• [THE TASK]: In the material below, please retype the lines from the very first through the one with "from bokeh.resources import INLINE", exactly and without pictures.

--- begin ---

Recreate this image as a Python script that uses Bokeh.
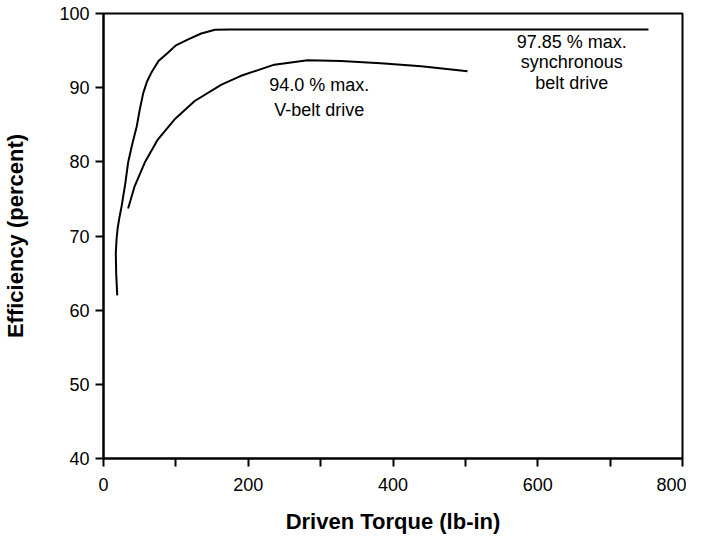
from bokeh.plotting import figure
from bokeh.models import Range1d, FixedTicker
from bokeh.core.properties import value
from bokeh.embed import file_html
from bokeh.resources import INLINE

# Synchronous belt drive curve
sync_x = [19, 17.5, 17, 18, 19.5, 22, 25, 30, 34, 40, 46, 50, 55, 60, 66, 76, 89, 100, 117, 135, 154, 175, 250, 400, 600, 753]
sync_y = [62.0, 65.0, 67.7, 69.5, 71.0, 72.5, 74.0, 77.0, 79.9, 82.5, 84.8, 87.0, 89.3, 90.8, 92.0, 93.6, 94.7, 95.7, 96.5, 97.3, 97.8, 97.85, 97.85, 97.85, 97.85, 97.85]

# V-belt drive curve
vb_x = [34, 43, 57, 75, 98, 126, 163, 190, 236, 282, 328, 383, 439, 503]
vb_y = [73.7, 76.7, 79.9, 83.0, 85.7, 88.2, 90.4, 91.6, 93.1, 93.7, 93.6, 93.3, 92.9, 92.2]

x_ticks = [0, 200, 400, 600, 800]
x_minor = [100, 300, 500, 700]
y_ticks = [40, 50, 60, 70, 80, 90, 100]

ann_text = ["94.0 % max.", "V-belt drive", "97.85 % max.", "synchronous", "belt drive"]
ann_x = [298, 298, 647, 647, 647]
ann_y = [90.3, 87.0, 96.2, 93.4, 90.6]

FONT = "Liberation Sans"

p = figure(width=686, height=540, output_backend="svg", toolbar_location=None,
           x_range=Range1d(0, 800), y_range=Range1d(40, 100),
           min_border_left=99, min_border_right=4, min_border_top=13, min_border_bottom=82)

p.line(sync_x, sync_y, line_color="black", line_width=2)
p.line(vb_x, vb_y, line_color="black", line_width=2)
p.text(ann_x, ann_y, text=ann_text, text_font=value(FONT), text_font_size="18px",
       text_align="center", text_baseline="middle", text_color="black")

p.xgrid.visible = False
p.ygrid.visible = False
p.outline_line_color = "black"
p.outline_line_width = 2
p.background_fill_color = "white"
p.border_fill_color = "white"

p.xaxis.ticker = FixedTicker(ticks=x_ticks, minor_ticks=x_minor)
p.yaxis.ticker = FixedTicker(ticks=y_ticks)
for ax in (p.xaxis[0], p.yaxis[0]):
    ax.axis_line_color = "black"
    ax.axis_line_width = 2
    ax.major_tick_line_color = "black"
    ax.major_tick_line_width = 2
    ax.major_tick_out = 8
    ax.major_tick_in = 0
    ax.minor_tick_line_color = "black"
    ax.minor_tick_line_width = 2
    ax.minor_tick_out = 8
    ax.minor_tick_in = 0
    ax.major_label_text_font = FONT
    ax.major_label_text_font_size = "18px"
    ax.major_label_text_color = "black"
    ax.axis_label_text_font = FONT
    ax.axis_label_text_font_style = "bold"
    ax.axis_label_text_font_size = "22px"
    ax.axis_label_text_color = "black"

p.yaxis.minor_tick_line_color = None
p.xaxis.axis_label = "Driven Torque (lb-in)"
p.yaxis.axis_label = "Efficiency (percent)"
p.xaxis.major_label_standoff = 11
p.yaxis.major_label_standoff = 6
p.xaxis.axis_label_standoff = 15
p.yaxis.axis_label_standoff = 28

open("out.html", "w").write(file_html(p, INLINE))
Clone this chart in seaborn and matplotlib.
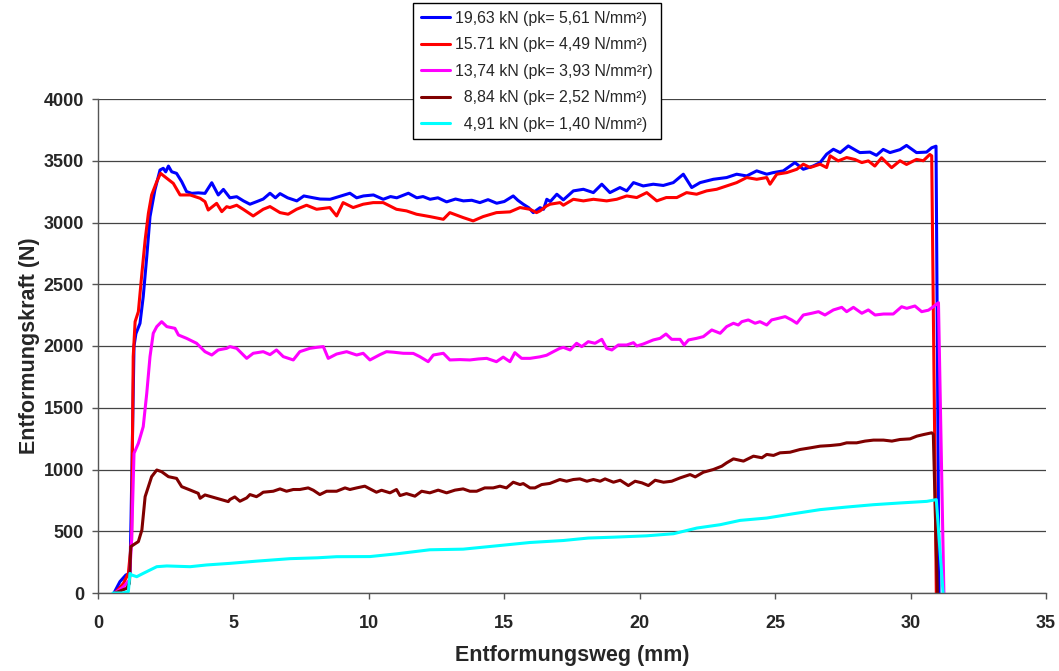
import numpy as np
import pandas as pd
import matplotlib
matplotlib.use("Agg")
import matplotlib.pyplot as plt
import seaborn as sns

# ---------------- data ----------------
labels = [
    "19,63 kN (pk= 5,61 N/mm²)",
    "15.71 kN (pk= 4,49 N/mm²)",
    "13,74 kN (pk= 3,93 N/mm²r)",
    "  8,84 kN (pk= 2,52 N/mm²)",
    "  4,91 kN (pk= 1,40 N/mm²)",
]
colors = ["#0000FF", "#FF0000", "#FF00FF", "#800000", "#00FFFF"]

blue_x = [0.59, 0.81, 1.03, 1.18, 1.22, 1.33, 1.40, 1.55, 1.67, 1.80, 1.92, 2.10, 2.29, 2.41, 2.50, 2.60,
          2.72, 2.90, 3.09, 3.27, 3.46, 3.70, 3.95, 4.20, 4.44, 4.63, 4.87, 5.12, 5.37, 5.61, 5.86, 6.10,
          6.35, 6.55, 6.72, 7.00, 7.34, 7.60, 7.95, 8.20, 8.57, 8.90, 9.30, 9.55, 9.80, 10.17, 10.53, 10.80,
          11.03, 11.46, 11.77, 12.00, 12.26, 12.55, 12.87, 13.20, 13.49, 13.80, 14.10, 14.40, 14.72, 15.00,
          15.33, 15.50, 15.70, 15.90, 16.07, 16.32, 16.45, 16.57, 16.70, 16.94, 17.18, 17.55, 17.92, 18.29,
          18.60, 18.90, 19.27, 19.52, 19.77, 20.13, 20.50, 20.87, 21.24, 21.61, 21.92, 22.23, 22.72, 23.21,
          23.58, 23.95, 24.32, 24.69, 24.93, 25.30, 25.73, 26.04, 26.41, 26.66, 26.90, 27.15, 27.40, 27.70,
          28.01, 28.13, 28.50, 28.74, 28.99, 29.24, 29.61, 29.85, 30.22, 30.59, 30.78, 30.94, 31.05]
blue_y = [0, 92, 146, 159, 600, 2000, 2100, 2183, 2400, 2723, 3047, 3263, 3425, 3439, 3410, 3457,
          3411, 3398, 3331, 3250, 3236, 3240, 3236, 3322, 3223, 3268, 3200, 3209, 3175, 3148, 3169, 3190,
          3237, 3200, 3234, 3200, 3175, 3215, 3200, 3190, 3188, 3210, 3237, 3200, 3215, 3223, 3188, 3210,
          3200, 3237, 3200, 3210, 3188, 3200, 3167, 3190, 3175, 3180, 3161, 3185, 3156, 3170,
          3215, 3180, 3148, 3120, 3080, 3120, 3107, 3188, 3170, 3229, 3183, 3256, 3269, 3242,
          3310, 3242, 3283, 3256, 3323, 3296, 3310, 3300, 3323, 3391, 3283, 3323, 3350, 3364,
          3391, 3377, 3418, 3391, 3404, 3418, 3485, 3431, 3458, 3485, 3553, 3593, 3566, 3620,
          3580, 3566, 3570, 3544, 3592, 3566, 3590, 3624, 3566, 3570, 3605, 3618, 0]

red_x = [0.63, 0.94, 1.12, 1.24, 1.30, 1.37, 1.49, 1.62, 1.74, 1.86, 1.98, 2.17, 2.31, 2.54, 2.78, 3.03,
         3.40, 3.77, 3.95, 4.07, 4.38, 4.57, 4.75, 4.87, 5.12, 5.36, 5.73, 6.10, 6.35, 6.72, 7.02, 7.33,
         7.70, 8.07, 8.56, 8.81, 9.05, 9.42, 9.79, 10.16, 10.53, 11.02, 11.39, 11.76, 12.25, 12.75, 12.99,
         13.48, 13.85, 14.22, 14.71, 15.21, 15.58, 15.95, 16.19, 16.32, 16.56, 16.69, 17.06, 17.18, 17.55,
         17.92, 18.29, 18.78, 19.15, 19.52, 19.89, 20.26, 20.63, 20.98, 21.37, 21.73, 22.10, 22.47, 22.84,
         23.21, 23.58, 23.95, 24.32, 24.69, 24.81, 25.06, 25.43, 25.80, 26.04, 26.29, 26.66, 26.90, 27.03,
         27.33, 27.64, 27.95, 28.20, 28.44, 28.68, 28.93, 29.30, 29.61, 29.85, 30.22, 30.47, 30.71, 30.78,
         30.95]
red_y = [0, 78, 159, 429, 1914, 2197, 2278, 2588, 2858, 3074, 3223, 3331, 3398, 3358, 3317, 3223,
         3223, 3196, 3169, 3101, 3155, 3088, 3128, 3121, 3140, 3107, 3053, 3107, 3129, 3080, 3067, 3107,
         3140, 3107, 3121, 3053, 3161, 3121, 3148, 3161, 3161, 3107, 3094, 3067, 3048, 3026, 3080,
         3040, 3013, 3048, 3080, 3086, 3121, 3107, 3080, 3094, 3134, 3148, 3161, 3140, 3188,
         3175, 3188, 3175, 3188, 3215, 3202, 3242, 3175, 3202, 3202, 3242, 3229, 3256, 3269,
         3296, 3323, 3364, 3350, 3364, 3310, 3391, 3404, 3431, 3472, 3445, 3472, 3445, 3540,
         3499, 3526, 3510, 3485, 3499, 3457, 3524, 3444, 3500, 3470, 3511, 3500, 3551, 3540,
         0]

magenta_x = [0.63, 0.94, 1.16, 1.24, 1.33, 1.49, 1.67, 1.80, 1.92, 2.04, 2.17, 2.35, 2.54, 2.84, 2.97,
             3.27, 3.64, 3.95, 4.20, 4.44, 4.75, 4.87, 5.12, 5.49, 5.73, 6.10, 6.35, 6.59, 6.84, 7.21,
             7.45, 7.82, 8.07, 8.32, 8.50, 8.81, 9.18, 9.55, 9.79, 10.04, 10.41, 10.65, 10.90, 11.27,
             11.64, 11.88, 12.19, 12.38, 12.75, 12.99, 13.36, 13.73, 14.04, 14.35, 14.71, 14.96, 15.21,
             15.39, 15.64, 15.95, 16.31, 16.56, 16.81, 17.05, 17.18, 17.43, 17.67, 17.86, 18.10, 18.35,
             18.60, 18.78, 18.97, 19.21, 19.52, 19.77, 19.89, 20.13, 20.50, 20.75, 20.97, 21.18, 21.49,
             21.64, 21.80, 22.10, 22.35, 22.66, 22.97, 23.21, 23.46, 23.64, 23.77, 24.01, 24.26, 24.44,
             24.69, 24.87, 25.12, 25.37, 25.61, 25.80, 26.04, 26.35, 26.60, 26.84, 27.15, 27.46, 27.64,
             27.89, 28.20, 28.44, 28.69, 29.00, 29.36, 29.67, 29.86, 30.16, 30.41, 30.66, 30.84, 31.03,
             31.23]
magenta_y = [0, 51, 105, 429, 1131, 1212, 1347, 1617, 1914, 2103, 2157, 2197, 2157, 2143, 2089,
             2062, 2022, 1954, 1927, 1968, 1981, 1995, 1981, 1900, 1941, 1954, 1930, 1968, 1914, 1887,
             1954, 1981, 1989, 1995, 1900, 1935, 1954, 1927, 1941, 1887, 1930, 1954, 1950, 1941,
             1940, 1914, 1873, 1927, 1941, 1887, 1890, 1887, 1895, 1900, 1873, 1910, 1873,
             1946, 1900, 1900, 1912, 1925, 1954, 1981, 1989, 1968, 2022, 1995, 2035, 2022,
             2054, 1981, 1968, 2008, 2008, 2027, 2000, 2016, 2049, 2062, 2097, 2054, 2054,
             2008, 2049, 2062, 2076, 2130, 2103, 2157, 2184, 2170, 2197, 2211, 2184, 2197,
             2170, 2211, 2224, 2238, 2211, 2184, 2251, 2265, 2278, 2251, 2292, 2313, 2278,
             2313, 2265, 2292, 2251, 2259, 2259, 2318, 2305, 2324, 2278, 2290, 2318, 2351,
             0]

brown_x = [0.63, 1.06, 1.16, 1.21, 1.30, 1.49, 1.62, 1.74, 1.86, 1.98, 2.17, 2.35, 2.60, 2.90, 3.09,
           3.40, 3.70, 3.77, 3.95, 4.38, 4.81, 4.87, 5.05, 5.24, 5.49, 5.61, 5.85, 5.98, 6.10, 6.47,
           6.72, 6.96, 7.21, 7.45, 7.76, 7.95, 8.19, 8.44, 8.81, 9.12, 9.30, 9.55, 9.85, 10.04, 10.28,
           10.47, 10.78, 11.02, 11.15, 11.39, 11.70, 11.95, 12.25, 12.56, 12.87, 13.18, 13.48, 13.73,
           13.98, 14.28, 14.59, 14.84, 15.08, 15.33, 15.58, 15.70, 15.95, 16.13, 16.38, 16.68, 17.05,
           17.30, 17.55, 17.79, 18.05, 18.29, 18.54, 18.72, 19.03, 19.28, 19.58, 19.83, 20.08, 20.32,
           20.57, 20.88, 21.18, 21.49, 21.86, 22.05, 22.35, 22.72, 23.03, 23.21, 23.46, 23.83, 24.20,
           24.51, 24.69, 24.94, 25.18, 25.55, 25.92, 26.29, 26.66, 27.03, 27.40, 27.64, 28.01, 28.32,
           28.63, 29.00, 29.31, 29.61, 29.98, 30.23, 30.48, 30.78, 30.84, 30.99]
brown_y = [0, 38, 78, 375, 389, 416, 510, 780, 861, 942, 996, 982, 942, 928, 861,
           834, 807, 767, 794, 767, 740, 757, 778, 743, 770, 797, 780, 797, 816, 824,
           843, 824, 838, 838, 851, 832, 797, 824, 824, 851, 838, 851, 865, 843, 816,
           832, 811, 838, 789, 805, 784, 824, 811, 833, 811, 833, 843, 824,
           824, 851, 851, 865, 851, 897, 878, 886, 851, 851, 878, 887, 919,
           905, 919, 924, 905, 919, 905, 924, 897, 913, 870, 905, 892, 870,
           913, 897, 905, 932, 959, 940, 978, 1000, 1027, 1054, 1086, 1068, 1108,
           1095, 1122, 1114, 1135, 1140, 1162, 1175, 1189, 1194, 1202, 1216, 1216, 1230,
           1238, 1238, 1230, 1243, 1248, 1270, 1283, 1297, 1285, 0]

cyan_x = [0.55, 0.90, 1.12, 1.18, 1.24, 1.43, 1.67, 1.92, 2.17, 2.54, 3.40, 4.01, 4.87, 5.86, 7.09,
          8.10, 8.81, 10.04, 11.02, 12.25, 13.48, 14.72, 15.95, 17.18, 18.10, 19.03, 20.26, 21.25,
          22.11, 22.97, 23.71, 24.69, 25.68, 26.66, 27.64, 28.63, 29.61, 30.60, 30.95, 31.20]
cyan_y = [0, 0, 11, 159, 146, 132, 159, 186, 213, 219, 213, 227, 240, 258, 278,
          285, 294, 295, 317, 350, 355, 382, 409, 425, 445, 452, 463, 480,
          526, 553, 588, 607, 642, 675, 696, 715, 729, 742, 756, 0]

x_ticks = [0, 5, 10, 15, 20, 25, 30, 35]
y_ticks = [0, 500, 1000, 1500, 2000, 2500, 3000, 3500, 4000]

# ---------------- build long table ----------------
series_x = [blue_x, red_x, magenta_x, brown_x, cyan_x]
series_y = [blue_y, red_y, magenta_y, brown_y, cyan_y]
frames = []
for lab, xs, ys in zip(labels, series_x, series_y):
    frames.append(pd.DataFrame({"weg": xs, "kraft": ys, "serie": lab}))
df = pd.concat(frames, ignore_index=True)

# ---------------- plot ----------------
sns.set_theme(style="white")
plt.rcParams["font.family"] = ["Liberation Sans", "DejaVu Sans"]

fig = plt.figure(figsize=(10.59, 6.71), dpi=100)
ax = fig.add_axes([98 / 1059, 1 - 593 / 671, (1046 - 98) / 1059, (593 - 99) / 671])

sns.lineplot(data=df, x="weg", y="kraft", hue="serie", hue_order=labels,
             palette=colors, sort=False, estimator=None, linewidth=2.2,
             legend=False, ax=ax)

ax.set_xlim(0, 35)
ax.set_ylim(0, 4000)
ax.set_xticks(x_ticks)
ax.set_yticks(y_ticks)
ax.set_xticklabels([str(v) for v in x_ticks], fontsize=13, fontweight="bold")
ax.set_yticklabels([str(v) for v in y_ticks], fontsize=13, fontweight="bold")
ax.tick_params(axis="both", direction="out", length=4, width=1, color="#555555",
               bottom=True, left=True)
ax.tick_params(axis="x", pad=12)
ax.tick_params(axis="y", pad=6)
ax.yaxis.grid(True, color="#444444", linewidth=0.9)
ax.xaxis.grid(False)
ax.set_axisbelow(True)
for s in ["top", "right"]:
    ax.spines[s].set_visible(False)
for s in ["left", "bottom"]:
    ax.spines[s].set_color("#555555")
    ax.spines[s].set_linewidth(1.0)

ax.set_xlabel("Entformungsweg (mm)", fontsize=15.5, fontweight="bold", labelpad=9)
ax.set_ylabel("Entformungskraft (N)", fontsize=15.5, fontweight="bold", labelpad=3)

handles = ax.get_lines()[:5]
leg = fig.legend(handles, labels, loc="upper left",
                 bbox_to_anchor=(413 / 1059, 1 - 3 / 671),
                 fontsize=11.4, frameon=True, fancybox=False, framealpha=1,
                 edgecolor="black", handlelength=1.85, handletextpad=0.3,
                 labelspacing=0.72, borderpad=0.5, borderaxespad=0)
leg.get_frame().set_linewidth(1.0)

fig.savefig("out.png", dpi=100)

--- end ---

• [SOLUTION FOR THIS TASK]:
Recreate this image as a Python script that uses Bokeh.
from bokeh.plotting import figure
from bokeh.models import Range1d, FixedTicker
from bokeh.core.properties import value
from bokeh.embed import file_html
from bokeh.resources import INLINE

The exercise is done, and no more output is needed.